It's nearly an hour past midnight here on a Wednesday morning. My mind is buzzing with so many different thoughts that I just can't lie down and sleep. I've been feeling this way quite often since I got out of school. I feel surrounded yet alone in my corner of the world all at once.
Always I've said that the night is my friend. There is a certain peace to the night that cannot be found anywhere any other time. It is only I and the buzz of my computer, and the ticking of a clock. But there is this resounding symphony of ideas and emotions and expressions that comes from all points of the day, that are then drawn into this late hour of the night. This symphony is one of confusion and commotion, but because it carries my emotions and feelings, it means much to me. So I feel drawn to make sense out of this jumble, but my mind is too tired and weary that I let my dreams organize the score itself. After all, the night is my friend; I'll let the night take care of it. I suppose this is why I've had some messed up dreams lately, and why, bluntly and honestly, someone I like keeps recurring in my dreams nightly. That's nightly. Which is fine with me. But I desperately wish for reality.

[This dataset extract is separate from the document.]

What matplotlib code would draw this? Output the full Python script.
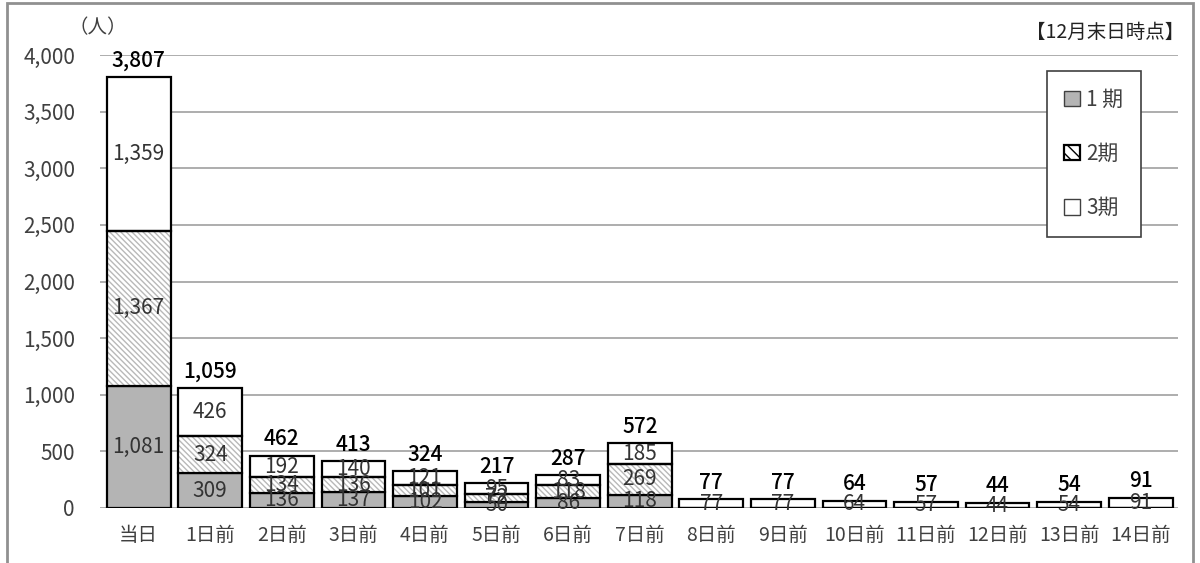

Now let's summarize sans Freud: Like I said earlier, I can't sleep. I've got a lot on my mind.
I'm feeling like a captain of a sinking ship. I'm living alone here at the edge of the world.
One of Bobby Kennedy's favorite poets was Aeschylus, and he once reflected on where the road lies, saying,
"Even in our dreams, pain which cannot forget falls drop by drop upon the heart, until, in our own despair, against our will, comes wisdom by the awful grace of God."